Stellar accelerations and the galactic gravitational field

Typical stars in the Milky Way galaxy have velocities of hundreds of kilometres per second and experience gravitational accelerations of $\sim\!10^{-10}~{\rm m\,s}^{-2}$ , resulting in velocity changes of a few centimetres per second over a decade. Measurements of these accelerations would permit direct tests of the applicability of Newtonian dynamics on kiloparsec length scales and could reveal significant small-scale inhomogeneities within the galaxy, as well increasing the sensitivity of measurements of the overall mass distribution of the galaxy. Noting that a reasonable extrapolation of progress in exoplanet hunting spectrographs suggests that centimetre per second level precision will be attainable in the coming decade(s), we explore the possibilities such measurements would create.

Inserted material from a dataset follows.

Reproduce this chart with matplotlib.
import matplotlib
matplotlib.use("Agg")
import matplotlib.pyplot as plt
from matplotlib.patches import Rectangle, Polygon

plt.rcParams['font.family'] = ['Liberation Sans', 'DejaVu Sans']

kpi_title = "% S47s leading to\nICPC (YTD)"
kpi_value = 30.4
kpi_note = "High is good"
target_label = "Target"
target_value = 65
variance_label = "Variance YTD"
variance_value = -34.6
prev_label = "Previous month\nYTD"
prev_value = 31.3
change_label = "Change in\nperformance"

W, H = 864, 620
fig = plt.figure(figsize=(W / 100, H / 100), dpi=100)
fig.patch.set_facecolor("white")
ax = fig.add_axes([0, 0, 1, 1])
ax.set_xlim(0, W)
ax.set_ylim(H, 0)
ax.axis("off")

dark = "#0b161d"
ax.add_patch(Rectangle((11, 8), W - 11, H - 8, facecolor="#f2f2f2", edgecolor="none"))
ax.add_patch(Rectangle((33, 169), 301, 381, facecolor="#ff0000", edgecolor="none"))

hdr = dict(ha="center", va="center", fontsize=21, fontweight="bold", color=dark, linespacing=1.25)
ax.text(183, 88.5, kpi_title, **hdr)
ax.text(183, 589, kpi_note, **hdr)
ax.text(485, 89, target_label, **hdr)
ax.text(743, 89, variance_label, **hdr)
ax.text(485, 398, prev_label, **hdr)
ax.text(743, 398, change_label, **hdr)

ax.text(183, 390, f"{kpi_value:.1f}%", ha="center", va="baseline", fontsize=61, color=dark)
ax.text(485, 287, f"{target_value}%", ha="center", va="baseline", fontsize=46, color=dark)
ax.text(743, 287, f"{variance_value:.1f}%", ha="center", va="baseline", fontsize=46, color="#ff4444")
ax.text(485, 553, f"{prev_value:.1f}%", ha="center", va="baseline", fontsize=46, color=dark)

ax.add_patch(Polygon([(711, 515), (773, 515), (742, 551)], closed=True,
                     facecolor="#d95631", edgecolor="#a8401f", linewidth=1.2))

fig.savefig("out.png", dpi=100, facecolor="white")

We consider possible confounding effects, including apparent accelerations induced by stellar motion and reflex velocities from planetary systems, along with possible strategies for their mitigation. If these issues can be satisfactorily addressed, it will be possible to use high-precision measurements of changing stellar velocities to perform a ‘blind search’ for dark matter, make direct tests of theories of non-Newtonian gravitational dynamics, detect local inhomogeneities in the dark matter density, and greatly improve measurements of the overall properties of the galaxy.